Damdaki Kemancı (Fiddler on the Roof), Jaws, Yıldız Savaşları (Star Wars), Indiana Jones, E.T. (E.T. The Extra-Terrestrial), Evde Tek Başına (Home Alone), Jurassic Park, Schindler'in Listesi (Schindler's List), Er Ryan'ı Kurtarmak (Saving Private Ryan) ve üç Harry Potter filmi... Bu yapımların ortak noktası, müziklerinde John Williams imzası taşıması.

Ancak ironik bir şekilde efsanevi besteci, film müziklerine aslında mesafeli olduğunu itiraf etti. 93 yaşındaki Williams, Birleşik Krallık'ın köklü gazetesi Guardian'a verdiği röportajda, "Film müziğini hiçbir zaman çok sevmedim" dedi.

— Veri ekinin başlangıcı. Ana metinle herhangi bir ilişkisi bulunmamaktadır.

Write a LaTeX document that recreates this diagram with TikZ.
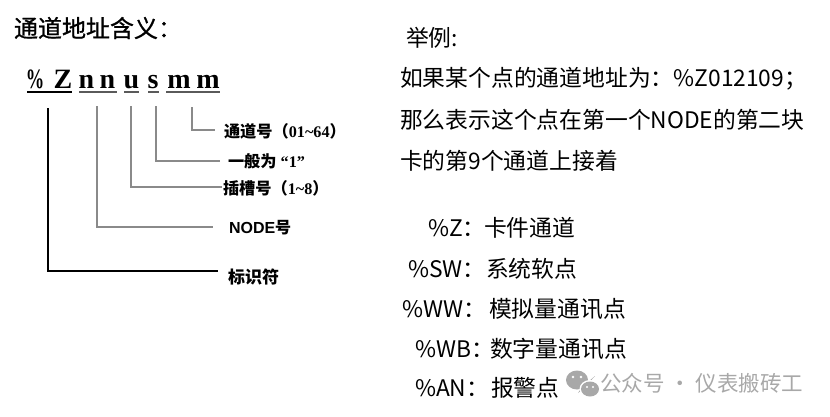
\documentclass[tikz,border=0pt]{standalone}
\usepackage{fontspec}
\setmainfont{Liberation Serif}
\newfontfamily\cjk{Noto Sans CJK SC}
\newfontfamily\cjkmed[FakeBold=0.9]{Noto Sans CJK SC}
\newfontfamily\arialsans{Liberation Sans}
\newcommand\myfs[1]{\fontsize{#1}{#1}\selectfont}
\definecolor{conngray}{HTML}{8A8A8A}
\definecolor{ulgray}{HTML}{5A5A5A}
\definecolor{wmgray}{HTML}{A8A8A8}
\begin{document}
\begin{tikzpicture}[x=1pt,y=-1pt,
  every node/.style={inner sep=0pt,outer sep=0pt},
  codech/.style={anchor=base,font=\bfseries\myfs{28}},
  ulblack/.style={line width=2pt,black},
  ulgrey/.style={line width=2pt,ulgray},
  connblack/.style={line width=1.8pt,black},
  conngrey/.style={line width=1.2pt,conngray},
  lbl/.style={anchor=west,font=\myfs{16.2}},
  rtxt/.style={anchor=west,font=\cjk\myfs{22.8}}]
\useasboundingbox (0,0) rectangle (830,416);
% title
\node[anchor=west,font=\cjkmed\myfs{24}] (title) at (14,28) {通道地址含义：};
% code letters
\node[codech] (cPct) at (35,88) {\scalebox{0.66}[1]{\%}};
\node[codech] (cZ) at (63,88) {Z};
\node[codech] (cN1) at (86.5,88) {n};
\node[codech] (cN2) at (107.5,88) {n};
\node[codech] (cU) at (131.5,88) {u};
\node[codech] (cS) at (153,88) {s};
\node[codech] (cM1) at (179,88) {m};
\node[codech] (cM2) at (208,88) {m};
% underlines
\draw[ulblack] (27,92) -- (72,92);
\draw[ulgrey] (79,92) -- (117,92);
\draw[ulgrey] (124,92) -- (139,92);
\draw[ulgrey] (148,92) -- (159,92);
\draw[ulgrey] (166,92) -- (220,92);
% connector start / end coordinates
\coordinate (uZ) at (48,108);
\coordinate (uN) at (97,106);
\coordinate (uU) at (131,106);
\coordinate (uS) at (156,106);
\coordinate (uM) at (192,107);
\coordinate (eID) at (218,271);
\coordinate (eNode) at (213,227);
\coordinate (eSlot) at (222,187);
\coordinate (eGen) at (220,161);
\coordinate (eCh) at (215,130);
\draw[connblack] (uZ) |- (eID);
\draw[conngrey] (uN) |- (eNode);
\draw[conngrey] (uU) |- (eSlot);
\draw[conngrey] (uS) |- (eGen);
\draw[conngrey] (uM) |- (eCh);
% labels
\node[lbl] (lCh) at (224,131) {{\cjk\bfseries 通道号（}{\bfseries 01\textasciitilde 64}{\cjk\bfseries ）}};
\node[lbl] (lGen) at (228,161) {{\cjk\bfseries 一般为}{\bfseries\ “1”}};
\node[lbl] (lSlot) at (223,188) {{\cjk\bfseries 插槽号（}{\bfseries 1\textasciitilde 8}{\cjk\bfseries ）}};
\node[lbl,font=\myfs{16}] (lNode) at (229,228) {{\arialsans\bfseries NODE}{\cjk\bfseries 号}};
\node[lbl,font=\myfs{17}] (lID) at (228,277) {{\cjk\bfseries 标识符}};
% right side example
\node[rtxt] (ex) at (406,38) {举例:};
\node[rtxt] (l1) at (400,79) {如果某个点的通道地址为：\%Z012109；};
\node[rtxt] (l2) at (400,120) {那么表示这个点在第一个NODE的第二块};
\node[rtxt] (l3) at (400,161) {卡的第9个通道上接着};
% list
\node[rtxt] (pZ) at (428,228) {\%Z：};
\node[rtxt] (tZ) at (484,228) {卡件通道};
\node[rtxt] (pSW) at (408,269) {\%SW：};
\node[rtxt] (tSW) at (486,269) {系统软点};
\node[rtxt] (pWW) at (402,309) {\%WW：};
\node[rtxt] (tWW) at (489,309) {模拟量通讯点};
\node[rtxt] (pWB) at (415,349) {\%WB：};
\node[rtxt] (tWB) at (490,349) {数字量通讯点};
\node[rtxt] (pAN) at (415,388) {\%AN：};
\node[rtxt] (tAN) at (491,388) {报警点};
% watermark
\fill[wmgray] (577,380) ellipse [x radius=11,y radius=9.5];
\fill[wmgray] (595,376) -- (583,389) -- (578,393) -- (582,387) -- cycle;
\fill[white] (590,389) ellipse [x radius=10.5,y radius=9];
\fill[wmgray] (590,389) ellipse [x radius=9,y radius=7.5];
\fill[white] (573,377) circle (1.4) (581,377) circle (1.4) (587,387) circle (1.1) (593,387) circle (1.1);
\node[anchor=west,font=\cjk\myfs{21.5},text=wmgray] (wm) at (600,383) {公众号 · 仪表搬砖工};
\end{tikzpicture}
\end{document}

Son 60 yılın en ikonik müziklerine imza atan, 54 kez Oscar'a aday gösterilen ve heykelciği 5 kez evine götüren Williams, türün kendi içinde sınırlı olduğunu düşünüyor:

Film müziği ne kadar iyi olursa olsun, ki çoğu zaman değildir, belki 8 dakikalık bir bölüm hariç... Bence müzik orada değil. İnsanların bunu nostaljik bir şekilde hatırlamasıyla değer kazanıyor. Ama film müziğinin konser salonunda klasik eserlerle aynı yere konması yanlış bir düşünce. Çoğu film müziği gelip geçici, parçalıdır ve biri yeniden düzenlemeden üzerinde konuşabileceğimiz bir konser parçası olamaz.

Williams, Brahms ve Çaykovski gibi klasik ve romantik dönemin büyük bestecilerinden ilham alarak yarattığı müzikleriyle tanınıyor. Sinema dışı konser eserleri de besteleyen usta sanatçı, 5 Oscar'ın yanı sıra 26 Grammy, 7 BAFTA, üç Emmy ve 4 Altın Küre kazandı.

Williams'ın unutulmaz eserleri arasında Superman serisi, Üçüncü Türden Yakınlaşmalar (Close Encounters of the Third Kind) ve Güneş İmparatorluğu (Empire of the Sun) gibi yapımlar da yer alıyor.

Besteci, son orijinal sinema müziğini, 2023'te gösterime giren Indiana Jones ve Kader Kadranı (Indiana Jones and the Dial of Destiny) için yazmıştı.